Nothing New byslag at 2:28 PM



4 dispense karmic justice! (or just comment here):

WNG said...

When Mama G was a little mama she read biographies. She loved them. She liked novels and did well in Language Arts classes, but she really loved biographies. She still has a huge one of Lincoln. There were always huge tomes by her bed. Now I don't know when, I think it was when I was small, but at some point she just got tired. She didn't feel like thinking anymore when she read, she just wanted to be entertained. So now she won't read anything more taxing than a romance novel.
She still loves to read but her tastes have changed.
I guess the point I'm rambling towards is that I don't see anything wrong with your young friend reading Twilight...or even Sweet Valley High. I think it's great that she's so excited about a book, or series of books and it creates a chance for you to open her up to Literature (with a capital L).
I did read all those young adult novels when I was younger. I also read everything else under the sun, because books have always been my heroin. So if Twilight is what it takes to get your friend hooked...maybe you should just be there to help steer her towards the hard stuff.


wow.
that was a really bad drug metaphor on SO many levels.

slag said...

G: I do hear what you're saying and it is definitely the prevailing viewpoint. Just sometimes, as a public school kid who has been exposed to all manner of low rent cultural byproducts throughout my formative years, I wonder whether or not the hermetically sealed environs of upperclass private schools provide kids with more than just access to the "hard stuff" by way of educational tools. I think that really getting a good education might also involve limiting access to the "soft stuff". That said, you and MFP do make excellent points and since you use yourselves as examples of excellence, I definitely find it hard to argue against you.

And drug metaphors are always welcome.

Gye Greene said...

My dad and his sibs subscibed to at **ton** of "funny" (i.e. non-superhero) comic books as kids -- so, whenever we went to my (paternal) grandparents, we'd raid the upstairs dresser drawers where they were kept and read a foot or two of comics.

My (paternal) grandpa was of the opinion that all reading was pretty much good reading -- because at least it gave you practice in reading and interpreting the written word, which would then be helpful in school (i.e. reading textbooks). (He didn't say it like that -- but that was the gist of it.)

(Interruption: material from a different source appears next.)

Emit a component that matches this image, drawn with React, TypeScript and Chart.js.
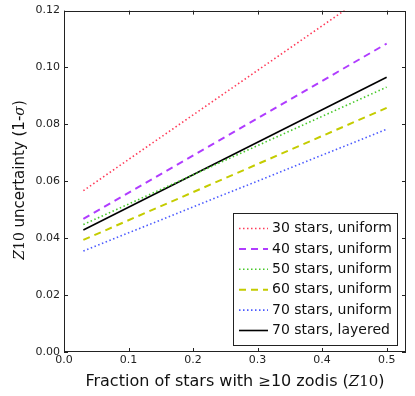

Likewise, my youngest sister never read much. To encourage **any** sort of reading, my folks get her a subscription to Cosmo. or Glamour, or some-such -- just so she'd at least be reading **something**. Same reasoning.

I'd say that reading cheezy stuff is a "gateway drug" to reading the "quality" stuff: if people aren't reading much, getting to read **something** at least puts them on the road.

And, even the cheezy stuff tends to have adequate grammar: so there's at least a moderate amount of modeling going on.


--GG


Cativer: sounds like a feline-related profession. ("What do you do for a living?" "Oh, I'm a cativer.")

slag said...

GG: Comics can be really well-written as can fashion mags. But you're right, adequate grammar is a start.